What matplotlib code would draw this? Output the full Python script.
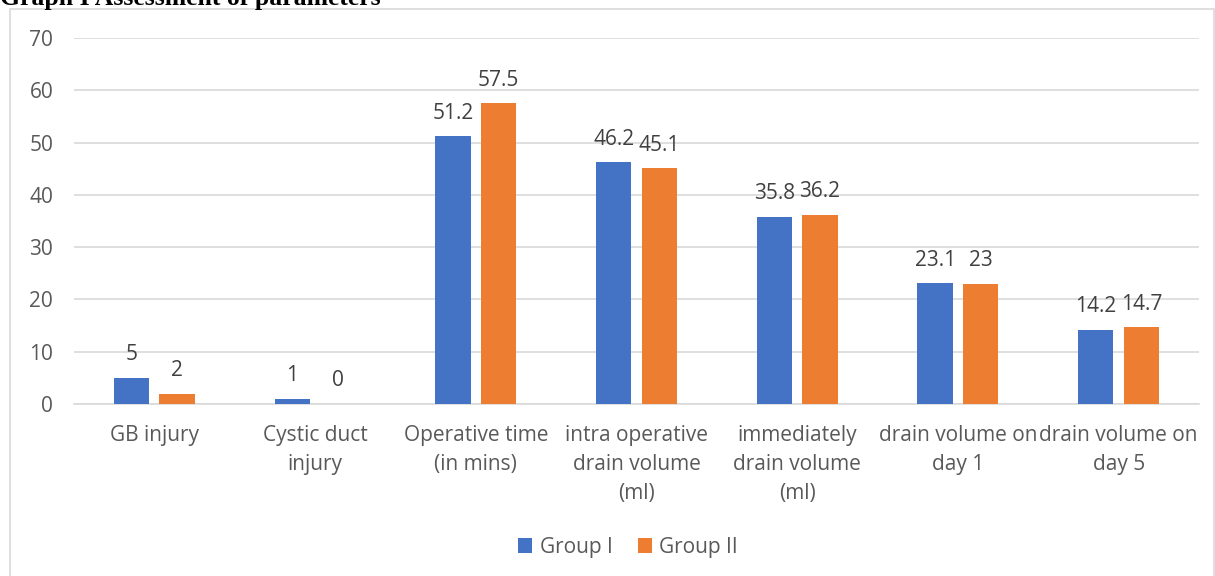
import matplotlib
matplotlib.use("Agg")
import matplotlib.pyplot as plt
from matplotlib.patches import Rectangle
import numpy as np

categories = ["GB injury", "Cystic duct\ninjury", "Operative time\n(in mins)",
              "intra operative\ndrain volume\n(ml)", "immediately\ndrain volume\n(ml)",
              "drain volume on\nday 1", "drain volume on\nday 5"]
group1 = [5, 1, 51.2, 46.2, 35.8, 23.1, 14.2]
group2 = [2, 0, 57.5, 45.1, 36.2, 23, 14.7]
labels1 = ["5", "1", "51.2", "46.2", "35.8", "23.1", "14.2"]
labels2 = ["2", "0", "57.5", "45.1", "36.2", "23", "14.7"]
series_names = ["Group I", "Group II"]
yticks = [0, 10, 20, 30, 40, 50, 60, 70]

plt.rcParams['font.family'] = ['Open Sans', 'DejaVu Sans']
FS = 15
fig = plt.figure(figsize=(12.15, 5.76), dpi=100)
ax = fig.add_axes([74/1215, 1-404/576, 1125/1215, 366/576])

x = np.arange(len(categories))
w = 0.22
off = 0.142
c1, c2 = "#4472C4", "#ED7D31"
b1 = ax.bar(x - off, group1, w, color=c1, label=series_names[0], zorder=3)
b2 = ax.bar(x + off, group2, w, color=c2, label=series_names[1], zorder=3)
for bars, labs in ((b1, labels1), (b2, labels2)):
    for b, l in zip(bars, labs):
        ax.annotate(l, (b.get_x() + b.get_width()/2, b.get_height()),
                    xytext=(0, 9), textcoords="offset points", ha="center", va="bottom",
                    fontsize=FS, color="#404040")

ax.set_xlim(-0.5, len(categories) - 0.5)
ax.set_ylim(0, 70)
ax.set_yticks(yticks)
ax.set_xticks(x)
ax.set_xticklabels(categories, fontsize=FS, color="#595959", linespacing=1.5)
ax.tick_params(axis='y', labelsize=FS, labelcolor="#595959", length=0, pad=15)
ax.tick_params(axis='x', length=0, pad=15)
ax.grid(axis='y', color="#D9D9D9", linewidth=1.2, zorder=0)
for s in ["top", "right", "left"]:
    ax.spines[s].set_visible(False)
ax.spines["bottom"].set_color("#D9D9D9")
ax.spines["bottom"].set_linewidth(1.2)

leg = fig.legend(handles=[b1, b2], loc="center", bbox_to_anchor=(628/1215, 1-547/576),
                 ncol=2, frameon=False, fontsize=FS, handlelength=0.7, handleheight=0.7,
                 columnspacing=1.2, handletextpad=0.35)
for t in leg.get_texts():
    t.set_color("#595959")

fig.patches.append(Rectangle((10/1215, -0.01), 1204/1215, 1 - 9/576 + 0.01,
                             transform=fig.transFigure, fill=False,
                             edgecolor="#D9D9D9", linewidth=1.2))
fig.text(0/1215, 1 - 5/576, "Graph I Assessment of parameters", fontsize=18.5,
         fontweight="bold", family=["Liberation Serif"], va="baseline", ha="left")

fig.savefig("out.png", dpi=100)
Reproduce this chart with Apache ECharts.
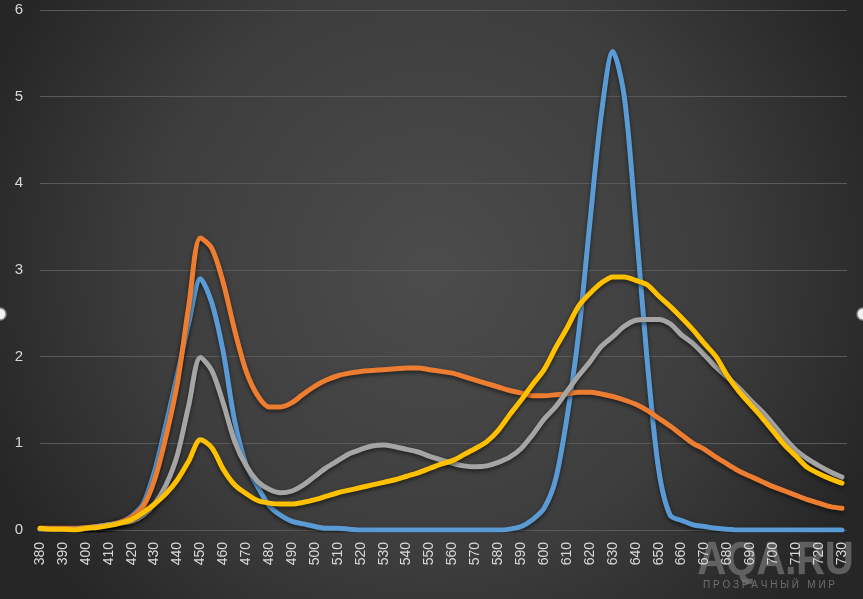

————

§ **TASK PROMPT**
Omit every picture, then reproduce the rest of the listing exactly.

§ **WRITTEN SOLUTION**
What matplotlib code would draw this? Output the full Python script.
import matplotlib
matplotlib.use("Agg")
import matplotlib.pyplot as plt
from matplotlib.patches import Rectangle
import numpy as np

categories = ["GB injury", "Cystic duct\ninjury", "Operative time\n(in mins)",
              "intra operative\ndrain volume\n(ml)", "immediately\ndrain volume\n(ml)",
              "drain volume on\nday 1", "drain volume on\nday 5"]
group1 = [5, 1, 51.2, 46.2, 35.8, 23.1, 14.2]
group2 = [2, 0, 57.5, 45.1, 36.2, 23, 14.7]
labels1 = ["5", "1", "51.2", "46.2", "35.8", "23.1", "14.2"]
labels2 = ["2", "0", "57.5", "45.1", "36.2", "23", "14.7"]
series_names = ["Group I", "Group II"]
yticks = [0, 10, 20, 30, 40, 50, 60, 70]

plt.rcParams['font.family'] = ['Open Sans', 'DejaVu Sans']
FS = 15
fig = plt.figure(figsize=(12.15, 5.76), dpi=100)
ax = fig.add_axes([74/1215, 1-404/576, 1125/1215, 366/576])

x = np.arange(len(categories))
w = 0.22
off = 0.142
c1, c2 = "#4472C4", "#ED7D31"
b1 = ax.bar(x - off, group1, w, color=c1, label=series_names[0], zorder=3)
b2 = ax.bar(x + off, group2, w, color=c2, label=series_names[1], zorder=3)
for bars, labs in ((b1, labels1), (b2, labels2)):
    for b, l in zip(bars, labs):
        ax.annotate(l, (b.get_x() + b.get_width()/2, b.get_height()),
                    xytext=(0, 9), textcoords="offset points", ha="center", va="bottom",
                    fontsize=FS, color="#404040")

ax.set_xlim(-0.5, len(categories) - 0.5)
ax.set_ylim(0, 70)
ax.set_yticks(yticks)
ax.set_xticks(x)
ax.set_xticklabels(categories, fontsize=FS, color="#595959", linespacing=1.5)
ax.tick_params(axis='y', labelsize=FS, labelcolor="#595959", length=0, pad=15)
ax.tick_params(axis='x', length=0, pad=15)
ax.grid(axis='y', color="#D9D9D9", linewidth=1.2, zorder=0)
for s in ["top", "right", "left"]:
    ax.spines[s].set_visible(False)
ax.spines["bottom"].set_color("#D9D9D9")
ax.spines["bottom"].set_linewidth(1.2)

leg = fig.legend(handles=[b1, b2], loc="center", bbox_to_anchor=(628/1215, 1-547/576),
                 ncol=2, frameon=False, fontsize=FS, handlelength=0.7, handleheight=0.7,
                 columnspacing=1.2, handletextpad=0.35)
for t in leg.get_texts():
    t.set_color("#595959")

fig.patches.append(Rectangle((10/1215, -0.01), 1204/1215, 1 - 9/576 + 0.01,
                             transform=fig.transFigure, fill=False,
                             edgecolor="#D9D9D9", linewidth=1.2))
fig.text(0/1215, 1 - 5/576, "Graph I Assessment of parameters", fontsize=18.5,
         fontweight="bold", family=["Liberation Serif"], va="baseline", ha="left")

fig.savefig("out.png", dpi=100)
Reproduce this chart with Apache ECharts.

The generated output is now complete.